WHAT YOU HAVE TO DO:
Starting from the top of the material, restate each line exactly until the line that contains "ax = fig.add_axes([0, 0, 1, 1])", which is also copied. Pictures are excluded.

RAW DATA:
⁂

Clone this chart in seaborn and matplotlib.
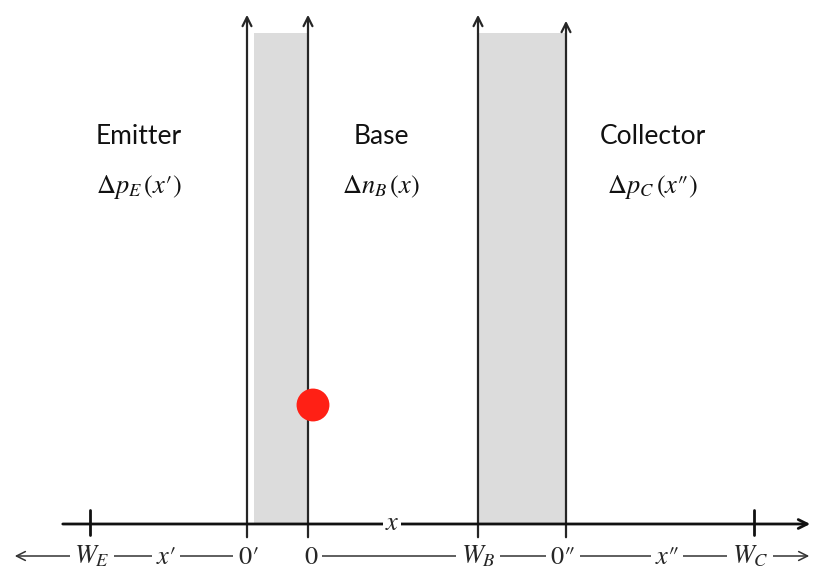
import matplotlib
matplotlib.use("Agg")
import matplotlib.pyplot as plt
import seaborn as sns
import pandas as pd

sns.set_theme(style="white")
plt.rcParams['font.family'] = ['Lato', 'DejaVu Sans']
plt.rcParams['mathtext.fontset'] = 'stix'

# ---- data (diagram coordinates, pixel-like units) ----
region_names = ["Emitter", "Base", "Collector"]
region_x = [139, 381, 653]
region_funcs = [r"$\Delta p_E\,(x\prime)$", r"$\Delta n_B\,(x)$",
                r"$\Delta p_C\,(x\prime\!\prime)$"]

boundary_x = [247, 308, 478, 566]
boundary_top = [12, 12, 12, 18]
shade_left = [254, 478]
shade_right = [308, 566]
shade_top = 33

tick_x = [90, 754]
bottom_labels = [r"$W_E$", r"$x\prime$", r"$0\prime$", r"$0$", r"$W_B$",
                 r"$0\prime\!\prime$", r"$x\prime\!\prime$", r"$W_C$"]
bottom_label_x = [92, 166, 248, 311, 478, 563, 667, 750]

dot_x = [313]
dot_y = [405]

axis_y = 524
row_y = 556

fig = plt.figure(figsize=(8.13, 5.71), dpi=100)
ax = fig.add_axes([0, 0, 1, 1])

# shaded regions
for l, r in zip(shade_left, shade_right):
    ax.fill_between([l, r], [shade_top, shade_top], [axis_y, axis_y],
                    color="#dcdcdc", lw=0, zorder=1)

# vertical arrows
arrow_kw = dict(arrowstyle="->", lw=1.6, color="#262626", mutation_scale=16)
for bx, bt in zip(boundary_x, boundary_top):
    ax.annotate("", xy=(bx, bt), xytext=(bx, 540), arrowprops=arrow_kw, zorder=3)

# horizontal axis
ax.annotate("", xy=(813, axis_y), xytext=(60, axis_y),
            arrowprops=dict(arrowstyle="->", lw=2.0, color="#111111", mutation_scale=16), zorder=3)
for tx in tick_x:
    ax.plot([tx, tx], [510, 535], color="#111111", lw=2.0, zorder=3)
ax.text(392, axis_y - 1, r"$x$", fontsize=19, ha="center", va="center", zorder=4,
        bbox=dict(facecolor="white", edgecolor="none", pad=1.5))

# bottom row lines
row_kw = dict(arrowstyle="->", lw=1.1, color="#333333", mutation_scale=16)
ax.annotate("", xy=(12, row_y), xytext=(262, row_y), arrowprops=row_kw, zorder=2)
ax.annotate("", xy=(812, row_y), xytext=(300, row_y), arrowprops=row_kw, zorder=2)
for lab, lx in zip(bottom_labels, bottom_label_x):
    ax.text(lx, row_y, lab, fontsize=19, ha="center", va="center", zorder=4,
            bbox=dict(facecolor="white", edgecolor="none", pad=3))

# region labels
for name, rx, fn in zip(region_names, region_x, region_funcs):
    ax.text(rx, 137, name, fontsize=19, ha="center", va="center", color="#111111")
    ax.text(rx, 187, fn, fontsize=19, ha="center", va="center", color="#111111")

# red dot
df = pd.DataFrame({"x": dot_x, "y": dot_y})
sns.scatterplot(data=df, x="x", y="y", ax=ax, s=560, color="#ff2015",
                edgecolor="none", zorder=5, legend=False)
ax.set_xlim(0, 813)
ax.set_ylim(571, 0)
ax.axis("off")

fig.savefig("out.png", dpi=100)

⁂

EXERCISE SOLUTION:
Clone this chart in seaborn and matplotlib.
import matplotlib
matplotlib.use("Agg")
import matplotlib.pyplot as plt
import seaborn as sns
import pandas as pd

sns.set_theme(style="white")
plt.rcParams['font.family'] = ['Lato', 'DejaVu Sans']
plt.rcParams['mathtext.fontset'] = 'stix'

# ---- data (diagram coordinates, pixel-like units) ----
region_names = ["Emitter", "Base", "Collector"]
region_x = [139, 381, 653]
region_funcs = [r"$\Delta p_E\,(x\prime)$", r"$\Delta n_B\,(x)$",
                r"$\Delta p_C\,(x\prime\!\prime)$"]

boundary_x = [247, 308, 478, 566]
boundary_top = [12, 12, 12, 18]
shade_left = [254, 478]
shade_right = [308, 566]
shade_top = 33

tick_x = [90, 754]
bottom_labels = [r"$W_E$", r"$x\prime$", r"$0\prime$", r"$0$", r"$W_B$",
                 r"$0\prime\!\prime$", r"$x\prime\!\prime$", r"$W_C$"]
bottom_label_x = [92, 166, 248, 311, 478, 563, 667, 750]

dot_x = [313]
dot_y = [405]

axis_y = 524
row_y = 556

fig = plt.figure(figsize=(8.13, 5.71), dpi=100)
ax = fig.add_axes([0, 0, 1, 1])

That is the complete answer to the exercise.